### TASK STATEMENT
Take the lines of the data below from the very first through the line containing "const phaseNames = [['Emergency', 'Response'], ['Early" and output them exactly, pictures excluded.

*** SUPPLIED ENTRIES

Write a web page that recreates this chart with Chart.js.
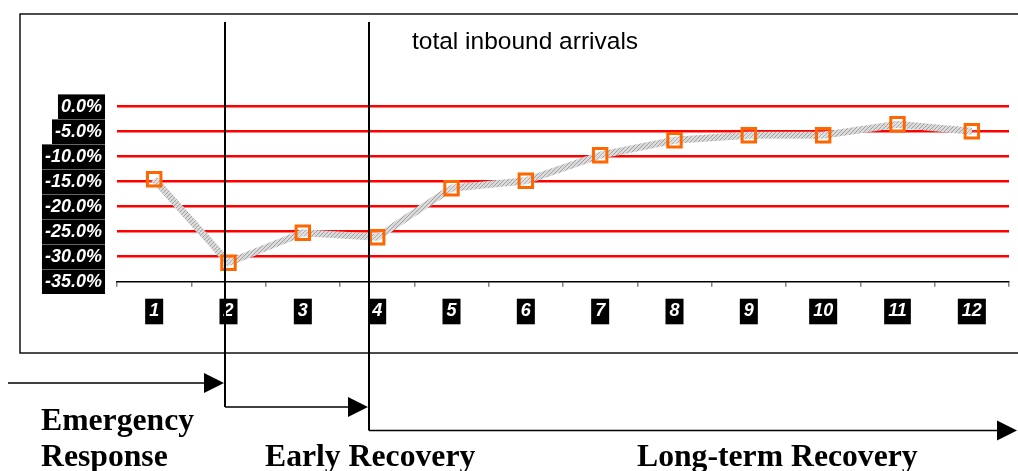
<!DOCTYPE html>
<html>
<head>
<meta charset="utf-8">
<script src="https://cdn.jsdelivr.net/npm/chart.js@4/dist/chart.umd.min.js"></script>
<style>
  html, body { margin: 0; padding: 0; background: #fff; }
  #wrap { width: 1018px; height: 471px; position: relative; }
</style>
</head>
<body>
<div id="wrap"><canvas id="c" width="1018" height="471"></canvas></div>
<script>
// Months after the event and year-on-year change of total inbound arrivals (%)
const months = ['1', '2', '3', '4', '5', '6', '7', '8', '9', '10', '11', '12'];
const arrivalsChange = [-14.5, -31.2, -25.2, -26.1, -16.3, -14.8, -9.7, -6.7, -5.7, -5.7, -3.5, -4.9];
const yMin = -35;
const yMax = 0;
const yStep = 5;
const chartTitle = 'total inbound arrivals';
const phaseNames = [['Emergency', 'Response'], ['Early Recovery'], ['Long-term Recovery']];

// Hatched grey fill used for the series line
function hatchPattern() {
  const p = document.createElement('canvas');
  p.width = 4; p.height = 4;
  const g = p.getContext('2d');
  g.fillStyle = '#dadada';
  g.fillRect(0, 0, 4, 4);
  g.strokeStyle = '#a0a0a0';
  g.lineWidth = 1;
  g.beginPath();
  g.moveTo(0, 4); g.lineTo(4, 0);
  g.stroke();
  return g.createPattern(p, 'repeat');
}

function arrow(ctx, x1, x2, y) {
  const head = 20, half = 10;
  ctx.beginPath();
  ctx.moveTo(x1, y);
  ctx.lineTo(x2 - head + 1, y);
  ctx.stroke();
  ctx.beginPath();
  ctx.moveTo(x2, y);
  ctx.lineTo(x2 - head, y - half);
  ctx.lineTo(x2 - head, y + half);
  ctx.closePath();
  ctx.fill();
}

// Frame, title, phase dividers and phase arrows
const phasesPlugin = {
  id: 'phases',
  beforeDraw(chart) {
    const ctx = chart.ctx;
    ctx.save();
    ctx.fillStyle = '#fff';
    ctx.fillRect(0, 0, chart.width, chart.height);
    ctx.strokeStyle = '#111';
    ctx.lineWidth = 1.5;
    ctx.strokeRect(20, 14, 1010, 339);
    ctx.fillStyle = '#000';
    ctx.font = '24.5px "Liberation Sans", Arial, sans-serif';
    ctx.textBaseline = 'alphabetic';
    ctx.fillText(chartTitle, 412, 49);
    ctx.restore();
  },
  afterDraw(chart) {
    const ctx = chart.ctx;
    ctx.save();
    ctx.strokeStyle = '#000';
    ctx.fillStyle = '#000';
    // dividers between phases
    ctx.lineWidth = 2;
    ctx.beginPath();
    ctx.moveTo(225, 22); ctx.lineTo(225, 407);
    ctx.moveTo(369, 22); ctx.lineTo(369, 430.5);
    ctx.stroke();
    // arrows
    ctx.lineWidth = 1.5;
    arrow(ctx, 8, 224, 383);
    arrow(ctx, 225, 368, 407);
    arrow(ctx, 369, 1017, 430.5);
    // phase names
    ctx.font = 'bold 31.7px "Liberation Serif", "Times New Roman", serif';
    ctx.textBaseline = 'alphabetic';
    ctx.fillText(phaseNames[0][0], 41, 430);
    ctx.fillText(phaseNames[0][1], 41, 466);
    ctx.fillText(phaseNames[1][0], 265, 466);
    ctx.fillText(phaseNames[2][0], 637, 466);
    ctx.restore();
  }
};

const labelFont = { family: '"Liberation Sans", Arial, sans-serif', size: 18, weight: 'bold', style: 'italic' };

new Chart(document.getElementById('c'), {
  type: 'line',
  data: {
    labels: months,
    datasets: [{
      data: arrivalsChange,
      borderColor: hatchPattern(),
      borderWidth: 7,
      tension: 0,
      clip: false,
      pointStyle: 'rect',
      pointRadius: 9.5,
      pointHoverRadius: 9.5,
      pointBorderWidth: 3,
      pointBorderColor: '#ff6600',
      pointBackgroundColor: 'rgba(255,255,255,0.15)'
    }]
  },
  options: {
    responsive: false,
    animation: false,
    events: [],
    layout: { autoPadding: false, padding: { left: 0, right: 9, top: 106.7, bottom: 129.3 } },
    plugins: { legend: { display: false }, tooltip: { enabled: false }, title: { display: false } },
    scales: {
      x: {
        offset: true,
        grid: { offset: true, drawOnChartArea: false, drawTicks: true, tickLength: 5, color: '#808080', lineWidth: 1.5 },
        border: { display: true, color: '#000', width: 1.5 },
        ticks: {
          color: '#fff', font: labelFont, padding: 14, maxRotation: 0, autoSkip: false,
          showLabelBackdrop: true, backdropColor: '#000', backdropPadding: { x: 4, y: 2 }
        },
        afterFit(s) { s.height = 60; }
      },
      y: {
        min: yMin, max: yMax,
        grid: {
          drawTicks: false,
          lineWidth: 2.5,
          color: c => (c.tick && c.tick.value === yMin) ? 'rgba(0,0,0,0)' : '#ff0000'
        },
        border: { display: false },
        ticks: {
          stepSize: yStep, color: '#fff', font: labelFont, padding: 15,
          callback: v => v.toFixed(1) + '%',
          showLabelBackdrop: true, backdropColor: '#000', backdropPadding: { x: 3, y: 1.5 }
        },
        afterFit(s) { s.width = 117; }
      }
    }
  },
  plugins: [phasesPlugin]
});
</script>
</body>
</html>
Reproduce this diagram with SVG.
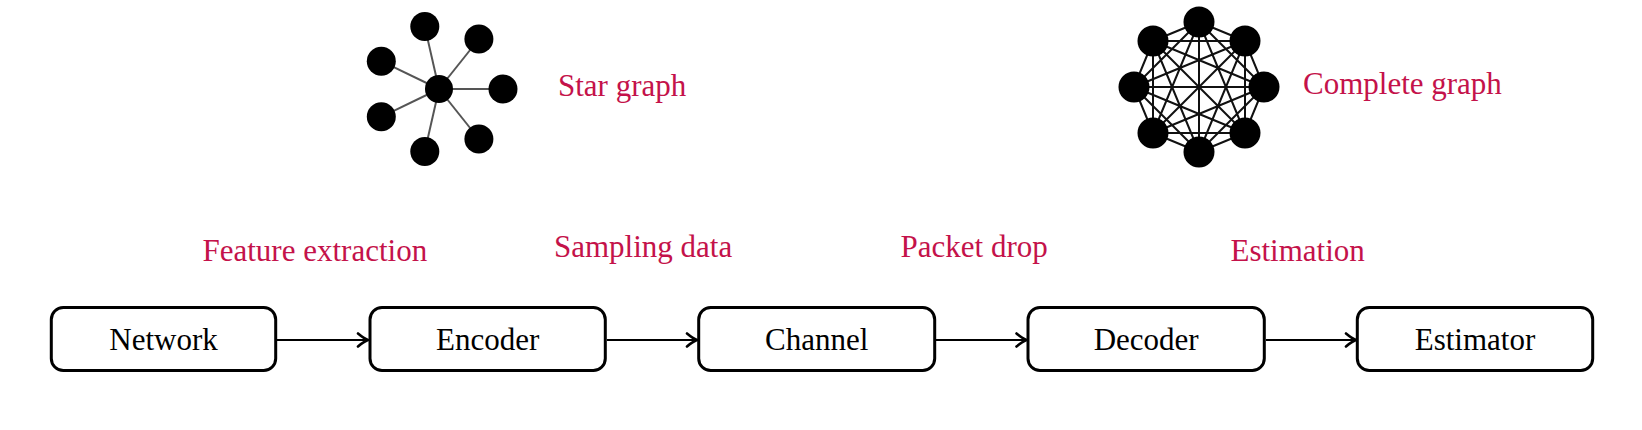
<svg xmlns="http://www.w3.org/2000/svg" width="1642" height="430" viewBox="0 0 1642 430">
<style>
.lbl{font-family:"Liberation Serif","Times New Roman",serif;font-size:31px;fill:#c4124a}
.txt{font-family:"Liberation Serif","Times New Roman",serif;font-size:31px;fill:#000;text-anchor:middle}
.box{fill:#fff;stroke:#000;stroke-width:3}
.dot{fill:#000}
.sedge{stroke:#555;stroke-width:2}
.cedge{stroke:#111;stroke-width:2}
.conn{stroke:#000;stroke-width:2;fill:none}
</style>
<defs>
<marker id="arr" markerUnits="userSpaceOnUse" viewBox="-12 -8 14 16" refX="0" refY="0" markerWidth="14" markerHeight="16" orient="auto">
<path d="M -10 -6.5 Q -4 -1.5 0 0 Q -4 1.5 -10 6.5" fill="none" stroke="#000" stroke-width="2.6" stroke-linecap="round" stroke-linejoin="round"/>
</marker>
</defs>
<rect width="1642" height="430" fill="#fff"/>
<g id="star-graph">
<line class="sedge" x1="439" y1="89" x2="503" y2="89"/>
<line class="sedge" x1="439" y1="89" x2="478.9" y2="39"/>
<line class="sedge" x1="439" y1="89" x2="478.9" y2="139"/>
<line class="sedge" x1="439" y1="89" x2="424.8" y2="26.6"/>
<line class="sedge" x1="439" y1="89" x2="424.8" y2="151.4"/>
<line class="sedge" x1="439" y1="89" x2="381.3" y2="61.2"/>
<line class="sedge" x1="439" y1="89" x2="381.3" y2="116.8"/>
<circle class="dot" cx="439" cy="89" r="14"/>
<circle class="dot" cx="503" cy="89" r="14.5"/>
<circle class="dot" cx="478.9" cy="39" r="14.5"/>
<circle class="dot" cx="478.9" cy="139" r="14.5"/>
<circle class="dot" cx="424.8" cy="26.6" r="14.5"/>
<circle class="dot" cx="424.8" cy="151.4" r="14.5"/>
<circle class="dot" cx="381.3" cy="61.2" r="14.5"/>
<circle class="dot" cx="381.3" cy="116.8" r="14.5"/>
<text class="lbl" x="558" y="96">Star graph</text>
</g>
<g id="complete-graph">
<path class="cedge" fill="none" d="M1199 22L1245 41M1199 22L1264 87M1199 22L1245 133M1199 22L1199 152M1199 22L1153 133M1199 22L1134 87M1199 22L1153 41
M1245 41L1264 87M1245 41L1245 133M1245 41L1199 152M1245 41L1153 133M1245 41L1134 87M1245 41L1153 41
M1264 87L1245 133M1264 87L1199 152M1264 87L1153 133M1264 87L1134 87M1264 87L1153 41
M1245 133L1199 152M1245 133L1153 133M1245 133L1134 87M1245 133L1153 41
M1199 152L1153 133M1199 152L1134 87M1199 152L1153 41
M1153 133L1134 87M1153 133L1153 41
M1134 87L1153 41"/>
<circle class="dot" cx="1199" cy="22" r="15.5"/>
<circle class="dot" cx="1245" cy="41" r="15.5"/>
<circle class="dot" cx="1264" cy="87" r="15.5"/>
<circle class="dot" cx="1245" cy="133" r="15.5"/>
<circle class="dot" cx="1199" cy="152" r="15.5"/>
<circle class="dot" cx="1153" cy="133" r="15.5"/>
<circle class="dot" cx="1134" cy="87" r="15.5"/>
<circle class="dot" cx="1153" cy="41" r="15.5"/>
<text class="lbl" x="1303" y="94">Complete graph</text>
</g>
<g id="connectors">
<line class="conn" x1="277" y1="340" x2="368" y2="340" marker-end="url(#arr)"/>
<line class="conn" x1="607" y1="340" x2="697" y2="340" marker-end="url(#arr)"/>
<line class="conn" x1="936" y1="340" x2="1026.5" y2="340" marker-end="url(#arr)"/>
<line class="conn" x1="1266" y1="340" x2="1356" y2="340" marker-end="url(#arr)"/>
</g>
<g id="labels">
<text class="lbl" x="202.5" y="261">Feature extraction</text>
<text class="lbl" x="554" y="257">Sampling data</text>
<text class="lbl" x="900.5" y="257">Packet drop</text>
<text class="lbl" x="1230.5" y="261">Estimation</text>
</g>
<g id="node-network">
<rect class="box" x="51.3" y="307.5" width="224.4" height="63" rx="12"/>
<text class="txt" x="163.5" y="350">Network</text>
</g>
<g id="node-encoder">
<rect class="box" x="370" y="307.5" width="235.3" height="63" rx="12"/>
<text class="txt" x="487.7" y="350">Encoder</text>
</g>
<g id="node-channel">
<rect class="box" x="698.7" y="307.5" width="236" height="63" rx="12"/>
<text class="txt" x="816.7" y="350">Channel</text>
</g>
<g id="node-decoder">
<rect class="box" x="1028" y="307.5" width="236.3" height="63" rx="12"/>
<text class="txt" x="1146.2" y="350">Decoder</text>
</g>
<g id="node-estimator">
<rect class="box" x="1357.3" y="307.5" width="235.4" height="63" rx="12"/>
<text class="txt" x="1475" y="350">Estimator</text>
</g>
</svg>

******

### COMPLETED TASK
Write a web page that recreates this chart with Chart.js.
<!DOCTYPE html>
<html>
<head>
<meta charset="utf-8">
<script src="https://cdn.jsdelivr.net/npm/chart.js@4/dist/chart.umd.min.js"></script>
<style>
  html, body { margin: 0; padding: 0; background: #fff; }
  #wrap { width: 1018px; height: 471px; position: relative; }
</style>
</head>
<body>
<div id="wrap"><canvas id="c" width="1018" height="471"></canvas></div>
<script>
// Months after the event and year-on-year change of total inbound arrivals (%)
const months = ['1', '2', '3', '4', '5', '6', '7', '8', '9', '10', '11', '12'];
const arrivalsChange = [-14.5, -31.2, -25.2, -26.1, -16.3, -14.8, -9.7, -6.7, -5.7, -5.7, -3.5, -4.9];
const yMin = -35;
const yMax = 0;
const yStep = 5;
const chartTitle = 'total inbound arrivals';
const phaseNames = [['Emergency', 'Response'], ['Early Recovery'], ['Long-term Recovery']];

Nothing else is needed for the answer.